Look through the listing below for the line containing "Emit a Python". Copy it and each line after it up to and including the line containing "y_ticks = [0, 10, 20, 30, 40, 50, 60]", exactly, leaving out pictures.

== Records for this exercise ==
········
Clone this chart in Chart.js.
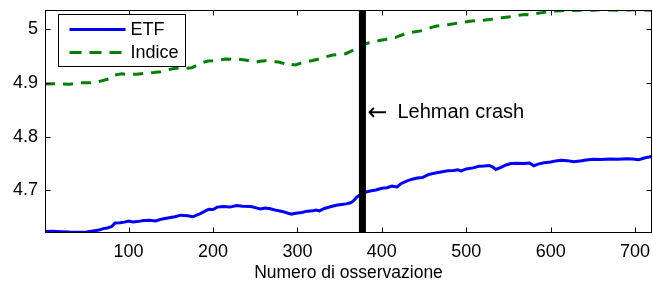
<!DOCTYPE html>
<html><head><meta charset="utf-8">
<script src="https://cdn.jsdelivr.net/npm/chart.js@4.4.1/dist/chart.umd.min.js"></script>
<style>html,body{margin:0;padding:0;background:#fff}</style>
</head><body>
<canvas id="c" width="653" height="287" style="display:block;width:653px;height:287px"></canvas>
<script>
// ---- data ----
const seriesNames = ['ETF', 'Indice'];
const etfObs = [1,10,20,30,40,50,60,65,70,75,80,84,90,95,100,105,110,118,125,132,140,148,155,162,170,176,185,190,195,200,205,212,220,228,235,245,250,256,262,268,275,282,288,293,298,305,312,318,322,326,332,340,346,352,358,363,366,370,374,380,386,393,400,406,412,418,423,430,436,442,448,455,462,470,478,485,490,494,500,508,515,521,527,531,535,541,547,553,560,568,575,580,585,592,600,606,612,620,627,635,642,650,660,670,680,690,697,704,710,715,720];
const etfVal = [4.6235,4.6240,4.6232,4.6225,4.6222,4.6228,4.6250,4.6262,4.6290,4.6300,4.6330,4.6395,4.6400,4.6410,4.6430,4.6415,4.6420,4.6440,4.6445,4.6432,4.6470,4.6490,4.6510,4.6540,4.6530,4.6510,4.6570,4.6610,4.6650,4.6645,4.6690,4.6700,4.6690,4.6718,4.6705,4.6700,4.6680,4.6655,4.6675,4.6660,4.6630,4.6610,4.6580,4.6560,4.6575,4.6590,4.6615,4.6620,4.6635,4.6620,4.6665,4.6700,4.6725,4.6740,4.6750,4.6770,4.6800,4.6870,4.6920,4.6965,4.6990,4.7010,4.7040,4.7050,4.7080,4.7065,4.7130,4.7180,4.7210,4.7230,4.7240,4.7295,4.7320,4.7345,4.7365,4.7370,4.7385,4.7365,4.7400,4.7420,4.7450,4.7455,4.7465,4.7440,4.7390,4.7430,4.7475,4.7500,4.7505,4.7500,4.7510,4.7460,4.7490,4.7515,4.7530,4.7550,4.7560,4.7555,4.7535,4.7550,4.7565,4.7580,4.7575,4.7585,4.7580,4.7590,4.7585,4.7570,4.7600,4.7620,4.7630];
const indObs = [1,15,30,45,60,68,75,80,84,92,100,110,120,130,138,145,152,160,168,175,181,188,194,200,208,215,222,230,238,244,250,256,262,270,278,284,288,293,298,304,310,318,326,334,342,350,357,362,368,373,378,384,390,397,404,410,416,422,430,438,446,452,458,465,472,480,488,496,504,512,520,528,535,542,550,557,564,570,576,582,590,598,606,614,622,630,640,650,660,670,680,690,700,710,720];
const indVal = [4.8980,4.8985,4.8978,4.9005,4.9008,4.9040,4.9070,4.9100,4.9150,4.9170,4.9160,4.9165,4.9180,4.9195,4.9210,4.9240,4.9265,4.9280,4.9275,4.9285,4.9330,4.9380,4.9410,4.9415,4.9430,4.9445,4.9440,4.9445,4.9430,4.9410,4.9385,4.9405,4.9415,4.9400,4.9390,4.9360,4.9325,4.9345,4.9335,4.9370,4.9395,4.9420,4.9450,4.9490,4.9520,4.9530,4.9545,4.9580,4.9630,4.9680,4.9720,4.9745,4.9760,4.9790,4.9810,4.9835,4.9845,4.9885,4.9930,4.9950,4.9970,5.0000,5.0030,5.0060,5.0075,5.0090,5.0110,5.0130,5.0150,5.0160,5.0170,5.0180,5.0200,5.0215,5.0230,5.0245,5.0265,5.0275,5.0265,5.0290,5.0310,5.0330,5.0340,5.0345,5.0355,5.0350,5.0360,5.0355,5.0365,5.0360,5.0355,5.0360,5.0365,5.0360,5.0355];
const xTicks = [100, 200, 300, 400, 500, 600, 700];
const xTickLabels = ['100', '200', '300', '400', '500', '600', '700'];
const yTicks = [4.7, 4.8, 4.9, 5];
const yTickLabels = ['4.7', '4.8', '4.9', '5'];
const xRange = [1, 720];
const yRange = [4.6208, 5.0359];
const lehmanObs = 377;
const lehmanArrow = '\u2190';
const lehmanText = 'Lehman crash';
const lehmanTextY = 4.845;
const xTitle = 'Numero di osservazione';

// ---- chart ----
const FONT = '"Liberation Sans", Arial, Helvetica, sans-serif';
const toPts = (xs, ys) => xs.map((x, i) => ({x: x, y: ys[i]}));

const matlabPlugin = {
  id: 'matlab',
  afterDraw(chart) {
    const ctx = chart.ctx;
    const a = chart.chartArea;
    const xs = chart.scales.x, ys = chart.scales.y;
    const L = Math.round(a.left) + 0.5, R = Math.round(a.right) - 0.5;
    const T = Math.round(a.top) + 0.5, B = Math.round(a.bottom) - 0.5;
    ctx.save();
    // annotation
    const ax = xs.getPixelForValue(lehmanObs), ay = ys.getPixelForValue(lehmanTextY);
    ctx.fillStyle = '#000';
    ctx.textAlign = 'left';
    ctx.textBaseline = 'middle';
    ctx.font = '24px "DejaVu Sans", sans-serif';
    ctx.fillText(lehmanArrow, ax + 5, ay + 1);
    ctx.font = '20px ' + FONT;
    ctx.fillText(lehmanText, ax + 35, ay);
    // x tick labels and title (alphabetic baselines)
    ctx.textAlign = 'center';
    ctx.textBaseline = 'alphabetic';
    ctx.font = '18px ' + FONT;
    xTicks.forEach((v, i) => ctx.fillText(xTickLabels[i], xs.getPixelForValue(v), B + 24));
    ctx.font = '17.5px ' + FONT;
    ctx.fillText(xTitle, (a.left + a.right) / 2, B + 45);
    // box
    ctx.strokeStyle = '#000';
    ctx.lineWidth = 1;
    ctx.strokeRect(L, T, R - L, B - T);
    // inward ticks
    ctx.beginPath();
    xTicks.forEach(v => {
      const p = Math.round(xs.getPixelForValue(v)) + 0.5;
      ctx.moveTo(p, B); ctx.lineTo(p, B - 5);
      ctx.moveTo(p, T); ctx.lineTo(p, T + 5);
    });
    yTicks.forEach(v => {
      const p = Math.round(ys.getPixelForValue(v)) + 0.5;
      ctx.moveTo(L, p); ctx.lineTo(L + 5, p);
      ctx.moveTo(R, p); ctx.lineTo(R - 5, p);
    });
    ctx.stroke();
    // legend
    const lx = L + 13, ly = T + 4, lw = 127, lh = 52;
    ctx.fillStyle = '#fff';
    ctx.fillRect(lx, ly, lw, lh);
    ctx.strokeRect(lx, ly, lw, lh);
    const ds = chart.data.datasets;
    [0, 1].forEach(i => {
      const yy = ly + 15 + i * 23;
      ctx.beginPath();
      ctx.strokeStyle = ds[i].borderColor;
      ctx.lineWidth = ds[i].borderWidth;
      ctx.setLineDash(i === 1 ? [12, 8] : []);
      ctx.moveTo(lx + 11, yy); ctx.lineTo(lx + 67, yy);
      ctx.stroke();
      ctx.setLineDash([]);
      ctx.fillStyle = '#000';
      ctx.font = '18px ' + FONT;
      ctx.textAlign = 'left';
      ctx.textBaseline = 'middle';
      ctx.fillText(ds[i].label, lx + 72, yy + 1);
    });
    ctx.restore();
  }
};

new Chart(document.getElementById('c'), {
  type: 'line',
  data: {
    datasets: [
      {label: seriesNames[0], data: toPts(etfObs, etfVal), borderColor: '#0000ff', borderWidth: 3, pointRadius: 0, fill: false, tension: 0, order: 2},
      {label: seriesNames[1], data: toPts(indObs, indVal), borderColor: '#008000', borderWidth: 3, borderDash: [10, 8], pointRadius: 0, fill: false, tension: 0, order: 3},
      {label: 'Lehman', data: [{x: lehmanObs, y: yRange[0]}, {x: lehmanObs, y: yRange[1]}], borderColor: '#000', borderWidth: 7, pointRadius: 0, fill: false, order: 1}
    ]
  },
  options: {
    responsive: false,
    animation: false,
    devicePixelRatio: 1,
    layout: {padding: {left: 0, right: 1, top: 10, bottom: 0}},
    plugins: {legend: {display: false}, tooltip: {enabled: false}},
    scales: {
      x: {
        type: 'linear', min: xRange[0], max: xRange[1],
        grid: {display: false, drawTicks: false}, border: {display: false},
        afterBuildTicks: s => { s.ticks = xTicks.map(v => ({value: v})); },
        afterFit: s => { s.height = 54; s.paddingLeft = 0; s.paddingRight = 0; },
        ticks: {display: false},
        title: {display: false}
      },
      y: {
        type: 'linear', min: yRange[0], max: yRange[1],
        grid: {display: false, drawTicks: false}, border: {display: false},
        afterBuildTicks: s => { s.ticks = yTicks.map(v => ({value: v})); },
        afterFit: s => { s.width = 45; s.paddingTop = 0; s.paddingBottom = 0; },
        ticks: {color: '#000', font: {family: FONT, size: 18}, padding: 7,
          callback: v => { const i = yTicks.findIndex(t => Math.abs(t - v) < 1e-9); return i >= 0 ? yTickLabels[i] : ''; }}
      }
    }
  },
  plugins: [matlabPlugin]
});
</script>
</body></html>
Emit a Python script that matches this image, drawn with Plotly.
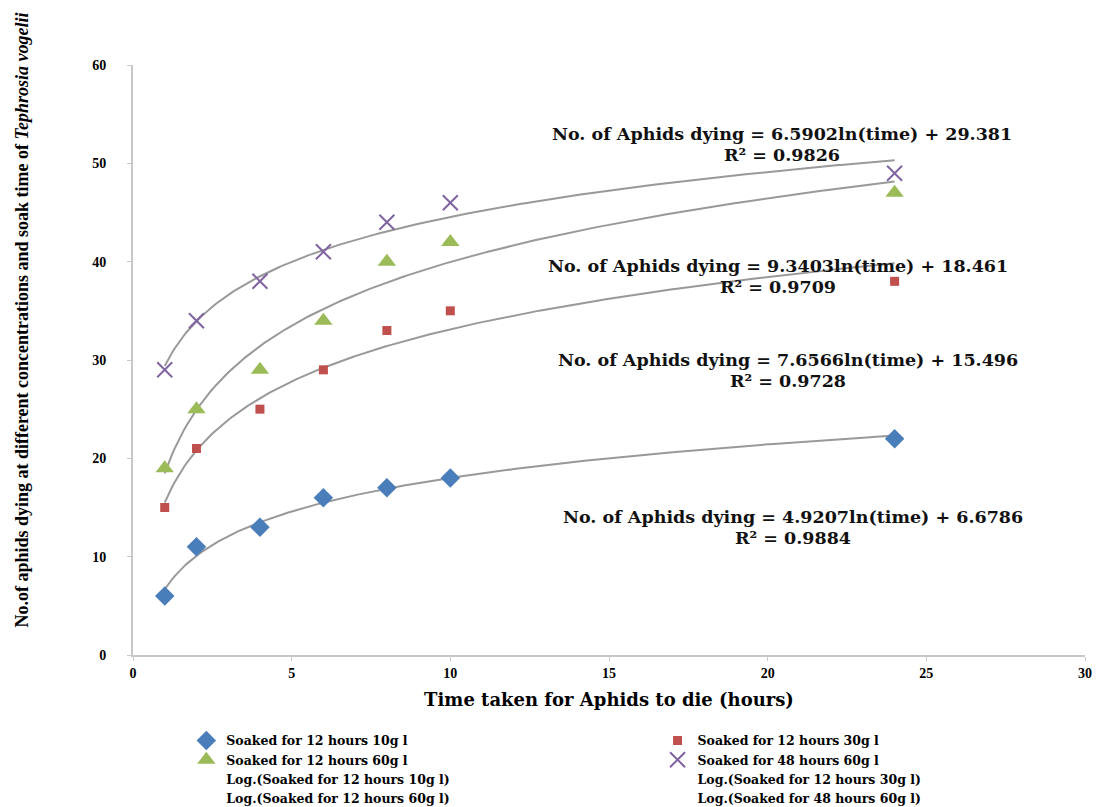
import numpy as np
import plotly.graph_objects as go

# ---- data ----
time_hours = [1, 2, 4, 6, 8, 10, 24]
soak12_10 = [6, 11, 13, 16, 17, 18, 22]
soak12_30 = [15, 21, 25, 29, 33, 35, 38]
soak12_60 = [19, 25, 29, 34, 40, 42, 47]
soak48_60 = [29, 34, 38, 41, 44, 46, 49]

series_names = [
    "Soaked for 12 hours 10g l",
    "Soaked for 12 hours 30g l",
    "Soaked for 12 hours 60g l",
    "Soaked for 48 hours 60g l",
]
# log trendline coefficients (slope, intercept, R2) as printed on the chart
trend_slope = ["4.9207", "7.6566", "9.3403", "6.5902"]
trend_intercept = ["6.6786", "15.496", "18.461", "29.381"]
trend_r2 = ["0.9884", "0.9728", "0.9709", "0.9826"]

x_ticks = [0, 5, 10, 15, 20, 25, 30]
y_ticks = [0, 10, 20, 30, 40, 50, 60]

# ---- styles ----
colors = ["#4A7EBB", "#C0504D", "#9BBB59", "#8064A2"]
symbols = ["diamond", "square", "triangle-up", "x-thin"]
sizes = [15, 9, 16, 15]
legend_of = ["legend", "legend2", "legend", "legend2"]
SERIF = "Liberation Serif"
WIDE = "DejaVu Serif"

# label placement (data units) for each trendline equation
eq_center_x = [20.8, 20.64, 20.33, 20.45]
eq_line1_y = [14.0, 30.0, 39.6, 53.0]

fig = go.Figure()
all_series = [soak12_10, soak12_30, soak12_60, soak48_60]

# trendlines
xs = np.linspace(min(time_hours), max(time_hours), 300)
for a, b in zip(trend_slope, trend_intercept):
    fig.add_trace(go.Scatter(x=xs, y=float(a) * np.log(xs) + float(b), mode="lines",
                             line=dict(color="#999999", width=2),
                             showlegend=False, hoverinfo="skip"))

for name, ys, c, s, sz, lg in zip(series_names, all_series, colors, symbols, sizes, legend_of):
    marker = dict(color=c, symbol=s, size=sz)
    if s == "x-thin":
        marker["line"] = dict(color=c, width=2)
    fig.add_trace(go.Scatter(x=time_hours, y=ys, mode="markers", name=f"<b>{name}</b>",
                             marker=marker, legend=lg))

# legend entries for the log trendlines (no visible sample, as in the reference)
for name, lg in zip(series_names, legend_of):
    fig.add_trace(go.Scatter(x=[None], y=[None], mode="lines", legend=lg,
                             name=f"<b>Log.({name})</b>",
                             line=dict(color="rgba(0,0,0,0)", width=0)))

for cx, ly, a, b, r2 in zip(eq_center_x, eq_line1_y, trend_slope, trend_intercept, trend_r2):
    fig.add_annotation(x=cx, y=ly, xref="x", yref="y", showarrow=False,
                       text=f"<b>No. of Aphids dying = {a}ln(time) + {b}</b>",
                       font=dict(family=WIDE, size=17.5, color="#111111"), xanchor="center",
                       yanchor="middle")
    fig.add_annotation(x=cx, y=ly - 2.15, xref="x", yref="y", showarrow=False,
                       text=f"<b>R² = {r2}</b>",
                       font=dict(family=WIDE, size=17.5, color="#111111"), xanchor="center",
                       yanchor="middle")

# y-axis title as a rotated annotation (paper x is relative to the plot area)
fig.add_annotation(x=-0.117, y=(655 - 320) / 590, xref="paper", yref="paper", showarrow=False,
                   text="<b>No.of aphids dying at different concentrations and soak time of <i>Tephrosia vogelii</i></b>",
                   textangle=-90, font=dict(family=SERIF, size=18, color="black"),
                   xanchor="center", yanchor="middle")

legend_common = dict(orientation="v", yanchor="top", xanchor="left",
                     font=dict(family=WIDE, size=12.5, color="black"),
                     bgcolor="rgba(0,0,0,0)", itemclick=False, tracegroupgap=0)

fig.update_layout(
    width=1099, height=807,
    margin=dict(l=133, r=14, t=65, b=152, autoexpand=False),
    plot_bgcolor="white", paper_bgcolor="white",
    font=dict(family=SERIF, color="black"),
    legend=dict(x=0.056, y=-0.12, **legend_common),
    legend2=dict(x=0.551, y=-0.12, **legend_common),
    showlegend=True,
)
fig.update_xaxes(range=[0, 30], tickvals=x_ticks, ticktext=[f"<b>{v}</b>" for v in x_ticks],
                 showgrid=False, zeroline=False, showline=True, linecolor="#C8C8C8",
                 linewidth=2, ticks="outside", tickcolor="#C8C8C8", ticklen=4,
                 tickfont=dict(family=SERIF, size=14, color="black"),
                 title=dict(text="<b>Time taken for Aphids to die (hours)</b>",
                            font=dict(family=WIDE, size=18, color="black"), standoff=14))
fig.update_yaxes(range=[0, 60], tickvals=y_ticks, ticktext=[f"<b>{v}</b>" for v in y_ticks],
                 showgrid=False, zeroline=False, showline=True, linecolor="#C8C8C8",
                 linewidth=2, ticks="outside", tickcolor="#C8C8C8", ticklen=4,
                 ticklabelstandoff=18,
                 tickfont=dict(family=SERIF, size=14, color="black"))

fig.write_html("out.html")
········
== Solved exercise ==
Emit a Python script that matches this image, drawn with Plotly.
import numpy as np
import plotly.graph_objects as go

# ---- data ----
time_hours = [1, 2, 4, 6, 8, 10, 24]
soak12_10 = [6, 11, 13, 16, 17, 18, 22]
soak12_30 = [15, 21, 25, 29, 33, 35, 38]
soak12_60 = [19, 25, 29, 34, 40, 42, 47]
soak48_60 = [29, 34, 38, 41, 44, 46, 49]

series_names = [
    "Soaked for 12 hours 10g l",
    "Soaked for 12 hours 30g l",
    "Soaked for 12 hours 60g l",
    "Soaked for 48 hours 60g l",
]
# log trendline coefficients (slope, intercept, R2) as printed on the chart
trend_slope = ["4.9207", "7.6566", "9.3403", "6.5902"]
trend_intercept = ["6.6786", "15.496", "18.461", "29.381"]
trend_r2 = ["0.9884", "0.9728", "0.9709", "0.9826"]

x_ticks = [0, 5, 10, 15, 20, 25, 30]
y_ticks = [0, 10, 20, 30, 40, 50, 60]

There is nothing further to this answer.